L’Irlande a adopté le vote unique transférable. Le nombre actuel de partis au parlement irlandais est de 7, plus les députés indépendants. Comme mentionné précédemment, le dernier parlement du Canada était composé de 6 partis, plus les députés indépendants.

Conclusion au sujet de la représentation proportionnelle et des partis marginaux

L’idée selon laquelle la représentation proportionnelle au Canada pourrait entraîner l’apparition de partis marginaux n’est pas fondée et ne fait que démontrer que les sources qui le prétendent n’ont pas fait leurs devoirs.

Des seuils de 3 à 5 % sont habituellement intégrés aux systèmes de RP et constituent certainement une option viable pour éviter que de petits partis régionaux accèdent à des sièges compensatoires, mais en règle générale, un seuil est intégré à tous les modèles conçus pour le Canada.

Au cours des trois dernières élections fédérales, le parti juste après le Parti Vert et le Bloc Québécois n’a pas recueilli plus de 0,21 % du vote populaire (le Parti Libertarien du Canada en 2015).

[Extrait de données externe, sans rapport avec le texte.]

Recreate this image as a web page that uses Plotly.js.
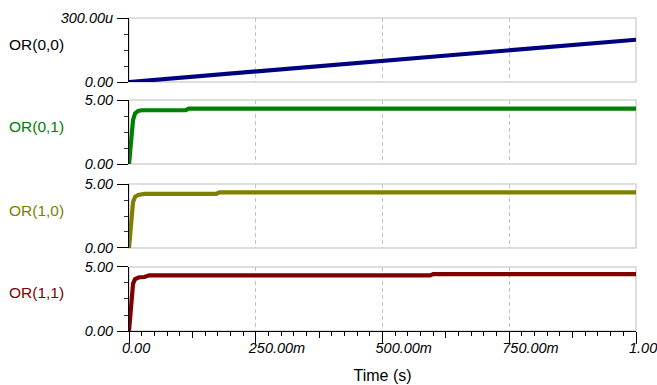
<!DOCTYPE html>
<html>
<head>
<meta charset="utf-8">
<script src="https://cdn.plot.ly/plotly-3.0.1.min.js"></script>
<style>html,body{margin:0;padding:0;background:#fff;}#chart{width:657px;height:385px;}</style>
</head>
<body>
<div id="chart"></div>
<script>
// ---- data ----
const seriesNames = ['OR(0,0)', 'OR(0,1)', 'OR(1,0)', 'OR(1,1)'];
const seriesColors = ['#000080', '#008000', '#808000', '#800000'];

const t00 = [0, 0.1, 0.2, 0.3, 0.4, 0.5, 0.6, 0.7, 0.8, 0.9, 1.0];
const or00 = [0, 20e-6, 40e-6, 59e-6, 79e-6, 99e-6, 119e-6, 139e-6, 158e-6, 178e-6, 198e-6];

const t01 = [0, 0.004, 0.008, 0.012, 0.018, 0.025, 0.112, 0.118, 1.0];
const or01 = [0, 2.1, 3.45, 3.95, 4.15, 4.2, 4.2, 4.32, 4.32];

const t10 = [0, 0.004, 0.008, 0.012, 0.018, 0.03, 0.172, 0.178, 1.0];
const or10 = [0, 2.1, 3.6, 4.0, 4.15, 4.23, 4.23, 4.35, 4.35];

const t11 = [0, 0.004, 0.008, 0.012, 0.02, 0.03, 0.04, 0.594, 0.6, 1.0];
const or11 = [0, 2.2, 3.7, 4.05, 4.2, 4.22, 4.35, 4.35, 4.45, 4.45];

const xTickVals = [0, 0.25, 0.5, 0.75, 1.0];
const xTickText = ['0.00', '250.00m', '500.00m', '750.00m', '1.00'];
const xMidTicks = [0.125, 0.375, 0.625, 0.875];

const y0TickVals = [0, 300e-6];
const y0TickText = ['0.00', '300.00u'];
const y0Minor = [75e-6, 150e-6, 225e-6];
const yTickVals = [0, 5];
const yTickText = ['0.00', '5.00'];
const yMinor = [1.25, 2.5, 3.75];

const xs = [t00, t01, t10, t11];
const ys = [or00, or01, or10, or11];

// ---- traces ----
const traces = xs.map((x, i) => ({
  type: 'scatter', mode: 'lines', x: x, y: ys[i],
  xaxis: i === 0 ? 'x' : 'x' + (i + 1),
  yaxis: i === 0 ? 'y' : 'y' + (i + 1),
  line: {color: seriesColors[i], width: 4.2},
  hoverinfo: 'skip', showlegend: false
}));
traces.push({type: 'scatter', mode: 'lines', x: [0, 1], y: [null, null], xaxis: 'x5', yaxis: 'y4', showlegend: false, hoverinfo: 'skip'});

const FONT = 'Liberation Sans, Arial, sans-serif';
const tickFont = {family: FONT, size: 14.5, style: 'italic', color: '#000'};

// panel domains (paper fractions, top to bottom)
const domains = [[0.7955, 1.0], [0.5335, 0.738], [0.2652, 0.4696], [0, 0.2045]];

const layout = {
  width: 657, height: 385,
  margin: {l: 129, r: 21, t: 18, b: 54},
  paper_bgcolor: '#fff', plot_bgcolor: '#fff',
  font: {family: FONT, color: '#000'},
  showlegend: false,
  shapes: [], annotations: []
};

for (let i = 0; i < 4; i++) {
  const xn = i === 0 ? 'xaxis' : 'xaxis' + (i + 1);
  const yn = i === 0 ? 'yaxis' : 'yaxis' + (i + 1);
  const xr = i === 0 ? 'x' : 'x' + (i + 1);
  const yr = i === 0 ? 'y' : 'y' + (i + 1);
  const isBottom = i === 3;
  layout[xn] = {
    domain: [0, 1], anchor: yr, range: [0, 1], fixedrange: true,
    tickmode: 'array',
    tickvals: isBottom ? xTickVals : xTickVals.slice(1, 4),
    ticktext: isBottom ? xTickText : xTickText.slice(1, 4),
    showticklabels: isBottom,
    ticks: isBottom ? 'outside' : '', ticklen: 12, tickwidth: 1, tickcolor: '#000',
    showgrid: true, gridcolor: '#c4c4c4', griddash: '4px,3px', gridwidth: 1,
    zeroline: false,
    showline: isBottom, linecolor: '#000', linewidth: 1,
    tickfont: tickFont,
    ticklabelposition: 'outside right', ticklabelshift: -8, ticklabelstandoff: 4,
    ticklabeloverflow: 'allow'
  };
  if (isBottom) {
    layout[xn].minor = {dtick: 0.025, tick0: 0, ticks: 'outside', ticklen: 4, tickwidth: 1, tickcolor: '#000', showgrid: false};
    layout[xn].title = {text: 'Time (s)', font: {family: FONT, size: 16, color: '#000'}, standoff: 14};
  }
  layout[yn] = {
    domain: domains[i], anchor: xr, fixedrange: true,
    range: i === 0 ? [0, 300e-6] : [0, 5],
    tickmode: 'array',
    tickvals: i === 0 ? y0TickVals : yTickVals,
    ticktext: i === 0 ? y0TickText : yTickText,
    ticks: 'outside', ticklen: 11, tickwidth: 1, tickcolor: '#000',
    minor: {tickmode: 'array', tickvals: i === 0 ? y0Minor : yMinor, ticks: 'outside', ticklen: 4, tickwidth: 1, tickcolor: '#333', showgrid: false},
    showgrid: false, zeroline: false,
    showline: true, linecolor: '#000', linewidth: 1,
    tickfont: tickFont, ticklabelstandoff: 1, ticklabeloverflow: 'allow'
  };
  layout.shapes.push({
    type: 'rect', xref: xr + ' domain', yref: yr + ' domain',
    x0: 0, x1: 1, y0: 0, y1: 1,
    line: {color: '#d4d4d4', width: 1.5}, layer: 'below'
  });
  layout.annotations.push({
    xref: 'paper', yref: yr + ' domain', x: 0, y: 0.5,
    xanchor: 'left', yanchor: 'middle', xshift: -122, yshift: 6,
    text: seriesNames[i], showarrow: false,
    font: {family: FONT, size: 15.5, color: i === 0 ? '#000' : seriesColors[i]}
  });
}

layout.xaxis5 = {
  overlaying: 'x4', anchor: 'y4', side: 'bottom', range: [0, 1], fixedrange: true,
  tickmode: 'array', tickvals: xMidTicks, showticklabels: false,
  ticks: 'outside', ticklen: 6, tickwidth: 1, tickcolor: '#000',
  showgrid: false, zeroline: false, showline: false
};

Plotly.newPlot('chart', traces, layout, {staticPlot: true, displayModeBar: false});
</script>
</body>
</html>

Le pourcentage de votes remportés collectivement par les 15 à 20 plus petits partis n’a jamais dépassé 1 %. Sans une véritable consolidation de la base, il est fortement improbable que même un de ces partis ne puisse remporter un siège en vertu du système de RP canadien, que ce soit sur la scène fédérale ou provinciale. Prétendre le contraire serait tout simplement irresponsable.

Le véritable défi est d’amener nos politiciens à concevoir le système le plus proportionnel possible pour le Canada, afin de faire participer les Canadiens plutôt que de les tenir à l’écart.